PROBLEM STATEMENT:
The copy must start at the line that contains "Recreate this image" and finish at the line that contains "junio y octubre", reproducing each line exactly. Any picture in that span is omitted.
◆ ◆ ◆ ◆ ◆ ◆ ◆
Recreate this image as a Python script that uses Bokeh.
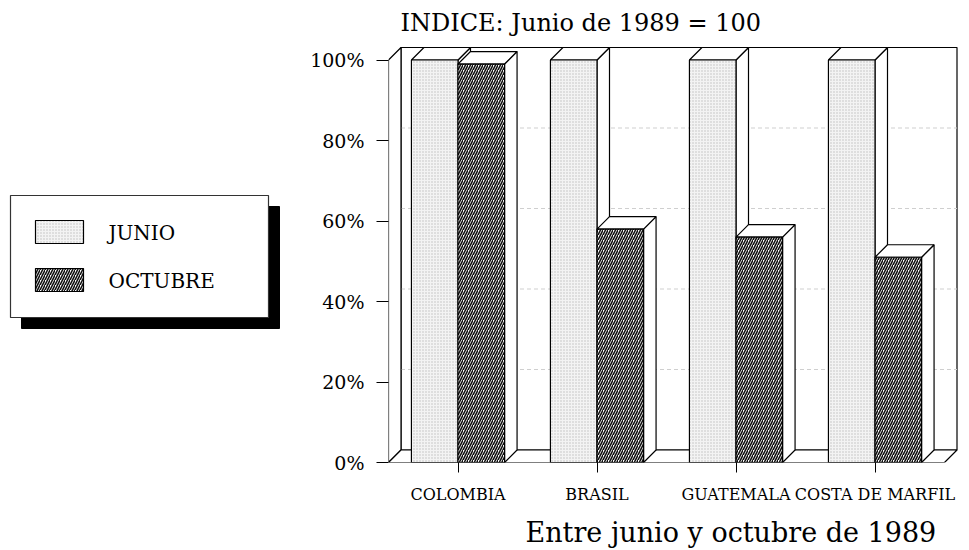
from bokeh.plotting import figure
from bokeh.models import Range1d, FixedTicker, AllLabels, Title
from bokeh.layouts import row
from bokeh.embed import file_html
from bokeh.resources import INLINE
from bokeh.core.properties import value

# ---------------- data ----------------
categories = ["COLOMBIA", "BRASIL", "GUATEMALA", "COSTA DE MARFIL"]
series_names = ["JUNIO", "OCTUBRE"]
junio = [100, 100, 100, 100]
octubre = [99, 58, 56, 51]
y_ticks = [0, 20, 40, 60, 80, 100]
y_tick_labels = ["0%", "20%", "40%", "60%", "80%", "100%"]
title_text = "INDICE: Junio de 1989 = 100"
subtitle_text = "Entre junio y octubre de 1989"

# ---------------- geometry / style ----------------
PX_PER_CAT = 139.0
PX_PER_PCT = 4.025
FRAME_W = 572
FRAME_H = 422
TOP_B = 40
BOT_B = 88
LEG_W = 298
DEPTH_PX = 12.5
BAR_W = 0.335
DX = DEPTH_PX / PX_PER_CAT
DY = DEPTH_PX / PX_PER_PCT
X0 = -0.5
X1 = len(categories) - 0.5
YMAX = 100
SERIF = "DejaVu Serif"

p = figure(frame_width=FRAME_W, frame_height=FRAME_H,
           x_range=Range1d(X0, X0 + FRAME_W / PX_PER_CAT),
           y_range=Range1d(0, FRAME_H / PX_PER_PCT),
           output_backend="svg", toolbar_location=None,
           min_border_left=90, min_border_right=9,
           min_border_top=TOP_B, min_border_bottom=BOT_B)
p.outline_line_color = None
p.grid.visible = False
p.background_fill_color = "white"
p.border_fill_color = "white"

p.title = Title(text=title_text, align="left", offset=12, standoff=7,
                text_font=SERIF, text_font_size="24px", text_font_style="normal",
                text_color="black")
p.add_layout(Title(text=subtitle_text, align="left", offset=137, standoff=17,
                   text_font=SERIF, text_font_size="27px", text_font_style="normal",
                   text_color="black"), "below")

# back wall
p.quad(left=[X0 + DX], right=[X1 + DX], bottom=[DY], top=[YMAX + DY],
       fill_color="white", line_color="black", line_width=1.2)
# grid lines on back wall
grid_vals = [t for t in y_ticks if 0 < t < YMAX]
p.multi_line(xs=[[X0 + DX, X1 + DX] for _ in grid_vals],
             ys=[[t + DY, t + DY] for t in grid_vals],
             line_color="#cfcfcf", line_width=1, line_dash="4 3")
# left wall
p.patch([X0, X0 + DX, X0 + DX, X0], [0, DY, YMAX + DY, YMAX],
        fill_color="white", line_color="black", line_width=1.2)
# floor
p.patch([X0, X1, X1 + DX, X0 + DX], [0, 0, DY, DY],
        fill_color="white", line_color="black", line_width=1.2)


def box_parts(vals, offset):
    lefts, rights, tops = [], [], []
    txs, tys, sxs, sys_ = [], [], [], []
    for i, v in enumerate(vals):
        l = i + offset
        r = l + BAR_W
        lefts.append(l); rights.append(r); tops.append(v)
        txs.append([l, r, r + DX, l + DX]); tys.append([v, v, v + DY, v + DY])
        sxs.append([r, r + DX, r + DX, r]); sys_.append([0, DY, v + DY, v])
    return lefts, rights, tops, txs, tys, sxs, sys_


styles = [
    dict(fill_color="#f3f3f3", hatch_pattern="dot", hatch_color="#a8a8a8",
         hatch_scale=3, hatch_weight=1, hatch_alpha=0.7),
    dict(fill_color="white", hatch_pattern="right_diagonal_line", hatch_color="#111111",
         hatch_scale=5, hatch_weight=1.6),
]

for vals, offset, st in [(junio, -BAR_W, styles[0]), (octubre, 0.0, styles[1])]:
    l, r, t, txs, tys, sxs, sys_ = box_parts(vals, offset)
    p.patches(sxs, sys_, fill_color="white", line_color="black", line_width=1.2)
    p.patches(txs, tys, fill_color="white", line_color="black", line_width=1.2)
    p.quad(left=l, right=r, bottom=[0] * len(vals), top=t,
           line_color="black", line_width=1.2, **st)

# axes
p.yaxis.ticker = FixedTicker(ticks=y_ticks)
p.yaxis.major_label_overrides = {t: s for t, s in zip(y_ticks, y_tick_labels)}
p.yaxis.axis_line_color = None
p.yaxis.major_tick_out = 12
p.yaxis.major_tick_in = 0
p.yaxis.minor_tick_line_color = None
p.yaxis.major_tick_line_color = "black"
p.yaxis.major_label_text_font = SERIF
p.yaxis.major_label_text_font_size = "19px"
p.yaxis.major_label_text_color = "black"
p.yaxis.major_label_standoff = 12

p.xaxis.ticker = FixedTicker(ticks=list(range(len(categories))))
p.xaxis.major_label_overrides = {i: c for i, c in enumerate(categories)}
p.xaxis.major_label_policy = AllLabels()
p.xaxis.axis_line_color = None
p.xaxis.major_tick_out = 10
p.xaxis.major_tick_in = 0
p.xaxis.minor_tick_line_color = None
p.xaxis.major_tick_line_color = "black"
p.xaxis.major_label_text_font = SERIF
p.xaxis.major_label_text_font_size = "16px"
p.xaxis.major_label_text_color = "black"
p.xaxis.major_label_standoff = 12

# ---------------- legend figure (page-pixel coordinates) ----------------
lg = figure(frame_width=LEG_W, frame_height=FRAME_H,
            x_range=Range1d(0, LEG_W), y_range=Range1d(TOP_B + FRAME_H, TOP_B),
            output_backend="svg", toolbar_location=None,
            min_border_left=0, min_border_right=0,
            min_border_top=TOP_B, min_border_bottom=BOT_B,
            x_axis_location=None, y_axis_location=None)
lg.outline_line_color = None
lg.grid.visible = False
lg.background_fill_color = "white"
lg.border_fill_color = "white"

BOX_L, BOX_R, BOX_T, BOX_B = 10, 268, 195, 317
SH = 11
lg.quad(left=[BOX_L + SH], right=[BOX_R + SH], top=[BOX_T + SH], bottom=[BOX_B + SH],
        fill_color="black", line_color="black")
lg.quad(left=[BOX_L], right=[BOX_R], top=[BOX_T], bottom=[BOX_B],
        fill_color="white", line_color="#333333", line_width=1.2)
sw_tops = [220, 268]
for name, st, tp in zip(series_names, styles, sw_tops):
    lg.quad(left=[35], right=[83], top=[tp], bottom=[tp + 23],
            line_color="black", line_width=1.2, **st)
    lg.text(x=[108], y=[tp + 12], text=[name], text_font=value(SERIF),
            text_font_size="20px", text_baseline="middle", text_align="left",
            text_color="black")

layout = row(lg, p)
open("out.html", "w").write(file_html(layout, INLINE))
◆ ◆ ◆ ◆ ◆ ◆ ◆
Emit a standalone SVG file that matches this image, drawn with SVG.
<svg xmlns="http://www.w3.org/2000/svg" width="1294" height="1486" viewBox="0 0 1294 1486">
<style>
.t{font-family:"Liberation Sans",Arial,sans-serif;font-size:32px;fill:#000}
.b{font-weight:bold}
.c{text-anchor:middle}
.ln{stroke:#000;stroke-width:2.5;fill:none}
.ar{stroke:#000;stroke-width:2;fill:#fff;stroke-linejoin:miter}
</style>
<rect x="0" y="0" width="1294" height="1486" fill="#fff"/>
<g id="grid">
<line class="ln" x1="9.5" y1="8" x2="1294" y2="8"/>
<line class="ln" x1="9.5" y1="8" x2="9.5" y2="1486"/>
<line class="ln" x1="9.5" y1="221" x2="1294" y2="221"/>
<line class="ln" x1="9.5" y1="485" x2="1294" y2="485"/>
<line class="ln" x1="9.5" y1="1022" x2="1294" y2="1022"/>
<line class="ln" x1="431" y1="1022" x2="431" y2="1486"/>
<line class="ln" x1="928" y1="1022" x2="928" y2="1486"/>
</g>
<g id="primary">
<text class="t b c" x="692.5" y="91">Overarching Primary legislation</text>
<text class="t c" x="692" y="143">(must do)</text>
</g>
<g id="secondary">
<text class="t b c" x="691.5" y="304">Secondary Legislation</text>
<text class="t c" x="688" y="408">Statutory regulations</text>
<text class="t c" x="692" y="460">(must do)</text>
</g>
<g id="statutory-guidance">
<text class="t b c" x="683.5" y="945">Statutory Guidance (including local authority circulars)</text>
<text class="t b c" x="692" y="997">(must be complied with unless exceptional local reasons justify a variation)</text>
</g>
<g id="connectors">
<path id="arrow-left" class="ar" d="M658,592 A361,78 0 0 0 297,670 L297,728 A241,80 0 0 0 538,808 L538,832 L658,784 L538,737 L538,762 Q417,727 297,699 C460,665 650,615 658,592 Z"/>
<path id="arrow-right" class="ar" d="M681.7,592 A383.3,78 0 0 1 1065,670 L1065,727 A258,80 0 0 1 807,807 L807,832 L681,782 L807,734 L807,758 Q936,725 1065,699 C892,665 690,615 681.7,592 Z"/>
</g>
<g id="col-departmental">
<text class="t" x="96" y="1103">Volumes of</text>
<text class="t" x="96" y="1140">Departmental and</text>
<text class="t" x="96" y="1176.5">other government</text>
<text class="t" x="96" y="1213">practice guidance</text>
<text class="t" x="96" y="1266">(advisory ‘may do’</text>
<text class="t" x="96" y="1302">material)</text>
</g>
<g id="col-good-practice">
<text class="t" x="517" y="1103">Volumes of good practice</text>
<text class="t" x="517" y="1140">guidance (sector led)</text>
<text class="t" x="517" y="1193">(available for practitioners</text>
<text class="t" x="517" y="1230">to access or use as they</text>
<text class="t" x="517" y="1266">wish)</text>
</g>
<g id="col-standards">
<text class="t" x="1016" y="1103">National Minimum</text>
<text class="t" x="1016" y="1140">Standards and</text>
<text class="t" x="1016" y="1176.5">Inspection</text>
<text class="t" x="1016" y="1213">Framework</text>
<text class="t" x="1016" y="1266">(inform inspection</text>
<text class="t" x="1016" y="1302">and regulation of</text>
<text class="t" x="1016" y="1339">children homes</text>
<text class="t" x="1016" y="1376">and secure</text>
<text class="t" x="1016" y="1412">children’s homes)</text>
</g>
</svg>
◆ ◆ ◆ ◆ ◆ ◆ ◆
ANSWER:
Recreate this image as a Python script that uses Bokeh.
from bokeh.plotting import figure
from bokeh.models import Range1d, FixedTicker, AllLabels, Title
from bokeh.layouts import row
from bokeh.embed import file_html
from bokeh.resources import INLINE
from bokeh.core.properties import value

# ---------------- data ----------------
categories = ["COLOMBIA", "BRASIL", "GUATEMALA", "COSTA DE MARFIL"]
series_names = ["JUNIO", "OCTUBRE"]
junio = [100, 100, 100, 100]
octubre = [99, 58, 56, 51]
y_ticks = [0, 20, 40, 60, 80, 100]
y_tick_labels = ["0%", "20%", "40%", "60%", "80%", "100%"]
title_text = "INDICE: Junio de 1989 = 100"
subtitle_text = "Entre junio y octubre de 1989"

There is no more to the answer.